Il est traditionnel de considérer que la contrefaçon de logiciel visée à l’article L. 335-3 alinéa 2 du Code de la propriété intellectuelle est pénalement sanctionnée des peines visées à l’article L. 335-2 du même code. Le premier texte prévoit l’incrimination (« Est également un délit de contrefaçon la violation de l’un des droits de l’auteur d’un logiciel définis à l’article L. 122-6 »), tandis que le second précise les sanctions encourues (« Toute édition d’écrits, de composition musicale, de dessin, de peinture ou de toute autre production, imprimée ou gravée en entier ou en partie, au mépris des lois et règlements relatifs à la propriété des auteurs, est une contrefaçon et toute contrefaçon est un délit. La contrefaçon en France d’ouvrages publiés en France ou à l’étranger est punie de trois ans d’emprisonnement et de 300 000 euros d’amende. Seront punis des mêmes peines le débit, l’exportation et l’importation des ouvrages contrefaisants. Lorsque les délits prévus par le présent article ont été commis en bande organisée, les peines sont portées à cinq ans d’emprisonnement et à 500 000 euros d’amende »).

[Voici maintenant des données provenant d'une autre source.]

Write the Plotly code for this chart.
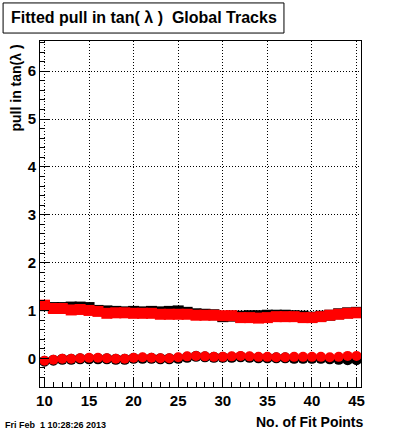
import plotly.graph_objects as go

n_fit = list(range(10, 46))

black_sigma = [1.10, 1.06, 1.06, 1.07, 1.07, 1.06, 1.00, 0.99, 0.98, 0.97, 0.98, 0.97,
               0.98, 0.97, 0.98, 0.99, 0.96, 0.93, 0.92, 0.91, 0.87, 0.88, 0.88, 0.89,
               0.89, 0.90, 0.90, 0.90, 0.89, 0.88, 0.86, 0.88, 0.90, 0.93, 0.95, 0.96]
red_sigma = [1.11, 1.04, 1.04, 1.01, 1.02, 1.00, 0.98, 0.94, 0.95, 0.95, 0.94, 0.94,
             0.94, 0.92, 0.92, 0.92, 0.92, 0.90, 0.90, 0.90, 0.89, 0.89, 0.85, 0.85,
             0.84, 0.85, 0.87, 0.87, 0.87, 0.85, 0.85, 0.87, 0.90, 0.92, 0.94, 0.95]
black_mean = [-0.06, -0.04, -0.02, -0.02, -0.01, -0.01, -0.01, -0.01, -0.02, -0.02, 0.00, 0.00,
              0.00, -0.01, -0.01, 0.00, 0.02, 0.04, 0.03, 0.02, 0.02, 0.02, 0.03, 0.02,
              0.01, 0.01, 0.01, 0.01, 0.00, 0.00, 0.00, 0.00, -0.01, -0.02, -0.03, -0.03]
red_mean = [-0.05, -0.03, -0.01, -0.01, 0.00, 0.01, 0.01, 0.00, -0.01, -0.01, 0.01, 0.02,
            0.01, 0.00, 0.00, 0.02, 0.04, 0.05, 0.04, 0.03, 0.03, 0.04, 0.05, 0.04,
            0.03, 0.03, 0.02, 0.02, 0.03, 0.03, 0.03, 0.03, 0.02, 0.03, 0.05, 0.05]

FONT = "Liberation Sans"

fig = go.Figure()
fig.add_trace(go.Scatter(x=n_fit, y=black_sigma, mode="markers",
                         marker=dict(symbol="square", size=11, color="black"), showlegend=False))
fig.add_trace(go.Scatter(x=n_fit, y=black_mean, mode="markers",
                         marker=dict(symbol="circle", size=11, color="black"), showlegend=False))
fig.add_trace(go.Scatter(x=n_fit, y=red_sigma, mode="markers",
                         marker=dict(symbol="square", size=11, color="red"), showlegend=False))
fig.add_trace(go.Scatter(x=n_fit, y=red_mean, mode="markers",
                         marker=dict(symbol="circle", size=10, color="red"), showlegend=False))

axis_common = dict(
    showline=True, linecolor="black", linewidth=1, mirror=True,
    ticks="inside", tickcolor="black", tickwidth=1,
    showgrid=True, gridcolor="black", gridwidth=1, griddash="1px,2px",
    zeroline=False,
    tickfont=dict(family=FONT, size=15, color="black", weight="bold"),
)

fig.update_layout(
    width=400, height=433,
    margin=dict(l=40, r=39, t=41, b=46),
    paper_bgcolor="white", plot_bgcolor="white",
    xaxis=dict(range=[9.5, 45.5], tick0=10, dtick=5, ticklen=9,
               minor=dict(dtick=1, ticks="inside", ticklen=5, tickcolor="black", showgrid=False),
               **axis_common),
    yaxis=dict(range=[-0.6, 6.63], tick0=0, dtick=1, ticklen=9,
               minor=dict(dtick=0.2, ticks="inside", ticklen=5, tickcolor="black", showgrid=False),
               **axis_common),
)

# title box
fig.add_shape(type="rect", xref="paper", yref="paper",
              x0=-0.115, x1=0.760, y0=1.023, y1=1.110,
              line=dict(color="black", width=1), fillcolor="white")
fig.add_annotation(xref="paper", yref="paper", x=(144 - 40) / 321, y=(387 - 18) / 346,
                   text="Fitted pull in tan( λ )  Global Tracks", showarrow=False,
                   xanchor="center", yanchor="middle",
                   font=dict(family=FONT, size=16, color="black", weight="bold"))
# y title
fig.add_annotation(xref="paper", yref="paper", x=(15 - 40) / 321, y=(387 - 43) / 346,
                   text="pull in tan(λ )", showarrow=False, textangle=-90,
                   xanchor="center", yanchor="top",
                   font=dict(family=FONT, size=14, color="black", weight="bold"))
# x title
fig.add_annotation(xref="paper", yref="paper", x=(366 - 40) / 321, y=(387 - 422) / 346,
                   text="No. of Fit Points", showarrow=False,
                   xanchor="right", yanchor="middle",
                   font=dict(family=FONT, size=14, color="black", weight="bold"))
# date
fig.add_annotation(xref="paper", yref="paper", x=(3 - 40) / 321, y=(387 - 425) / 346,
                   text="Fri Feb  1 10:28:26 2013", showarrow=False,
                   xanchor="left", yanchor="middle",
                   font=dict(family=FONT, size=9, color="black", weight="bold"))

fig.write_html("out.html", config={"displayModeBar": False},
               post_script="document.body.style.margin='0';")
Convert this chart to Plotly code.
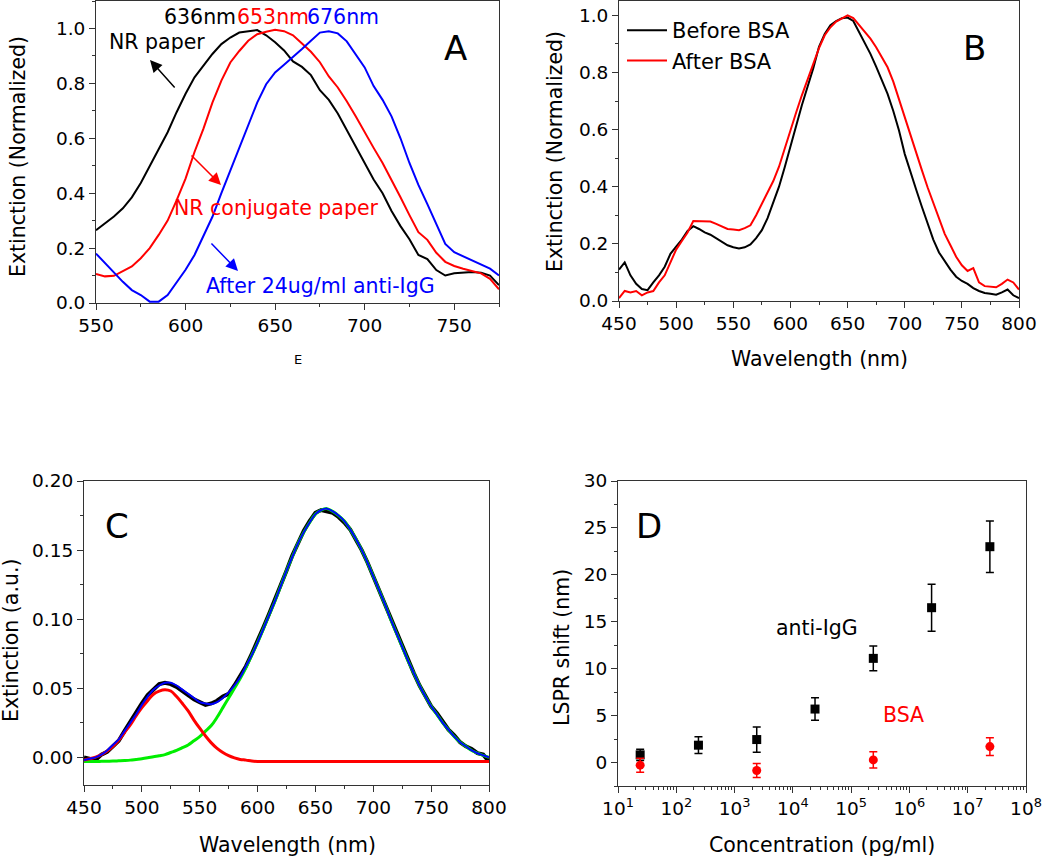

Mais est-ce si sûr, dès lors que le logiciel n’est pas expressément visé dans le second texte ? Le texte d’incrimination a été édicté en 1994, date de transposition de la directive 91/250 CCE du 14 mai 1991 organisant la protection des logiciels par le droit d’auteur, alors que celui relatif aux sanctions est bien antérieur (il existe dans le code de la propriété intellectuelle depuis son édification le 1er juillet 1992 et même avant, avec l’ancien article 425 du code pénal).
Telle est la question de constitutionnalité posée dans un litige en contrefaçon opposant au pénal deux éditeurs de logiciels, l’un ayant déposé plainte contre l’autre.
La question prioritaire de constitutionnalité est libellée en ces termes : « Les dispositions de l’alinéa 2 de l’article L. 335-3 du code de la propriété intellectuelle disposant qu’est également un délit de contrefaçon la violation de l’un des droits de l’auteur d’un logiciel définis à l’article L. 122-6 portent-elles atteinte au principe de légalité des délits et des peines tel que garanti par les articles 8 de la Déclaration des droits de l’homme et du citoyen du 27 août 1789 et 34 de la Constitution du 04 octobre 1958 dans la mesure où ce texte spécifique d’incrimination n’est assorti d’aucune peine ? »
La question a été transmise par le Tribunal judiciaire de Bobigny à la Cour de cassation le 15 décembre 2020. Cette dernière doit se prononcer dans les trois mois « à compter de la réception de la transmission » afin de décider si elle transmet ou non la QPC au Conseil constitutionnel. En cas de transmission, le même délai de trois mois sera imparti au Conseil constitutionnel à compter de sa saisine pour apprécier si la disposition législative en cause porte ou non atteinte aux droits et libertés que la Constitution garantit. En cas de réponse positive, l’article L. 335-3 alinéa 2 du Code de la propriété intellectuelle en cause serait donc abrogé.